Question on Photography of our flowering bulbs

Kathleen Sayce ksayce@willapabay.org
Wed, 07 Jan 2009 17:44:49 PST
There's an art to staging plants for photography. In situ, one needs  
to balance the natural appearance of the subject plant  with good  
framing to get an image that focuses on that plant's characters.

A book I recommend to people for good examples of in situ careful  
cleaning, twig removal, etc, is Plants of the Lewis & Clark  
Expedition, by H. Wayne Phillips. These images are all of native  
species. Wayne uses scissors, pruning clippers, and brushes to clean  
away stray leaves (stray grass leaves and long conifer needles are  
especially annoying in otherwise excellent closeups). He often takes  
30 minutes to clean up a site around one plant for one final image,  
then takes 30-50 images with 2-3 cameras. I tend to move faster, and  
inevitably find the branch, clump of grass, one dead leaf from the  
tree above on a flower, etc, only when reviewing images later at home.

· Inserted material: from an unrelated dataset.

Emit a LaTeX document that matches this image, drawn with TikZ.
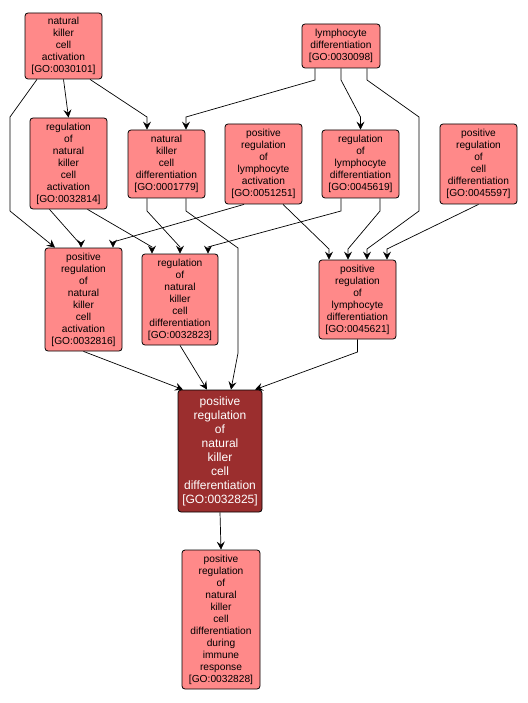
\documentclass[tikz,border=0pt]{standalone}
\usepackage{fontspec}
\setmainfont{Liberation Sans}
\usepackage{tikz}
\usetikzlibrary{positioning,calc}
\usetikzlibrary{arrows.meta}
\definecolor{GoPink}{RGB}{255,137,137}
\definecolor{GoDark}{RGB}{155,46,46}
\tikzset{
  term/.style={draw=black,fill=GoPink,rounded corners=3pt,inner sep=0pt,line width=0.8pt,
    align=center,font=\fontsize{10.2}{12}\selectfont},
  focus/.style={term,fill=GoDark,text=white,font=\fontsize{12}{14}\selectfont},
  link/.style={draw=black,line width=0.7pt,-{Stealth[length=8pt,width=8pt,inset=3pt]}},
}

\begin{document}
\begin{tikzpicture}[x=1pt,y=-1pt]
\useasboundingbox (0,0) rectangle (527,703);
% terms
\node[term,minimum width=77pt,minimum height=66pt] (nka) at (63.5,46) {natural\\killer\\cell\\activation\\{[GO:0030101]}};
\node[term,minimum width=78pt,minimum height=44pt] (lyd) at (341,46) {lymphocyte\\differentiation\\{[GO:0030098]}};
\node[term,minimum width=77pt,minimum height=91pt] (rnka) at (68.5,163.5) {regulation\\of\\natural\\killer\\cell\\activation\\{[GO:0032814]}};
\node[term,minimum width=77pt,minimum height=68pt] (nkd) at (166.5,164) {natural\\killer\\cell\\differentiation\\{[GO:0001779]}};
\node[term,minimum width=77pt,minimum height=80pt] (prla) at (263.5,164) {positive\\regulation\\of\\lymphocyte\\activation\\{[GO:0051251]}};
\node[term,minimum width=77pt,minimum height=68pt] (rld) at (360.5,164) {regulation\\of\\lymphocyte\\differentiation\\{[GO:0045619]}};
\node[term,minimum width=77pt,minimum height=80pt] (prcd) at (478.5,164) {positive\\regulation\\of\\cell\\differentiation\\{[GO:0045597]}};
\node[term,minimum width=77pt,minimum height=103pt] (prnka) at (83.5,299.5) {positive\\regulation\\of\\natural\\killer\\cell\\activation\\{[GO:0032816]}};
\node[term,minimum width=76pt,minimum height=91pt] (rnkd) at (180,299.5) {regulation\\of\\natural\\killer\\cell\\differentiation\\{[GO:0032823]}};
\node[term,minimum width=77pt,minimum height=79pt] (prld) at (357.5,299.5) {positive\\regulation\\of\\lymphocyte\\differentiation\\{[GO:0045621]}};
\node[focus,minimum width=84pt,minimum height=122pt] (prnkd) at (220,451) {positive\\regulation\\of\\natural\\killer\\cell\\differentiation\\{[GO:0032825]}};
\node[term,minimum width=78pt,minimum height=139pt] (prnkdi) at (221,619.5) {positive\\regulation\\of\\natural\\killer\\cell\\differentiation\\during\\immune\\response\\{[GO:0032828]}};
% links
\draw[link] (nka.south) -- (rnka.north);
\draw[link] ([xshift=26.5pt]nka.south) -- (147,117) -- ([xshift=-19.5pt]nkd.north);
\draw[link] ([xshift=-26.5pt]nka.south) -- (10,117) -- (10,211) -- ([xshift=-28.5pt]prnka.north);
\draw[link] ([xshift=-26pt]lyd.south) -- (315,80) -- (186,117) -- ([xshift=19.5pt]nkd.north);
\draw[link] (lyd.south) -- (341,80) -- (360.5,117) -- (rld.north);
\draw[link] ([xshift=26pt]lyd.south) -- (367,80) -- (419,117) -- (419,211) -- (367,249) -- ([xshift=9.5pt]prld.north);
\draw[link] ([xshift=19.5pt]prla.south) -- (329,249) -- ([xshift=-28.5pt]prld.north);
\draw[link] ([xshift=19.5pt]rld.south) -- (380,211) -- (348,249) -- ([xshift=-9.5pt]prld.north);
\draw[link] (prcd.south) -- (387,249) -- ([xshift=29.5pt]prld.north);
\draw[link] ([xshift=-19.5pt]rld.south) -- (341,211) -- (208,247) -- ([xshift=28pt]rnkd.north);
\draw[link] ([xshift=-19.5pt]prla.south) -- (113,242) -- ([xshift=29.5pt]prnka.north);
\draw[link] ([xshift=-19pt]rnka.south) -- (81,245) -- ([xshift=-2.5pt]prnka.north);
\draw[link] ([xshift=19pt]rnka.south) -- (152,247) -- ([xshift=-28pt]rnkd.north);
\draw[link] ([xshift=-19.5pt]nkd.south) -- (147,211) -- (180,247) -- (rnkd.north);
\draw[link] ([xshift=19.5pt]nkd.south) -- (186,211) -- (238,248) -- (238,353) -- ([xshift=11pt]prnkd.north);
\draw[link] (prnka.south) -- ([xshift=-37pt]prnkd.north);
\draw[link] (rnkd.south) -- ([xshift=-13pt]prnkd.north);
\draw[link] (prld.south) -- (357.5,352) -- ([xshift=35pt]prnkd.north);
\draw[link] (prnkd.south) -- (prnkdi.north);
\end{tikzpicture}
\end{document}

In a yard or greenhouse, it's easy to take shots and then check them  
on the computer, and go back out to do it better. This is a great  
personal training practice: take the pictures, study them, figure out  
how to do them better, and go back out and take them all over again.  
With potted plants, people clean up just as much as they feel is  
needed to show the plant at its best, with the added advantage of  
being able to move the pot for optimal light and viewing angles. Some  
people use water misters and cloths to polish leaves, prune off dead  
leaves, etc, all to show the plant off.

We look forward to seeing your new images.

Kathleen,
from the SW Washington Coast, where it's rained 2.4 inches in the  
past 17 hours, and 4 inches in the past 3 days, with more rain coming.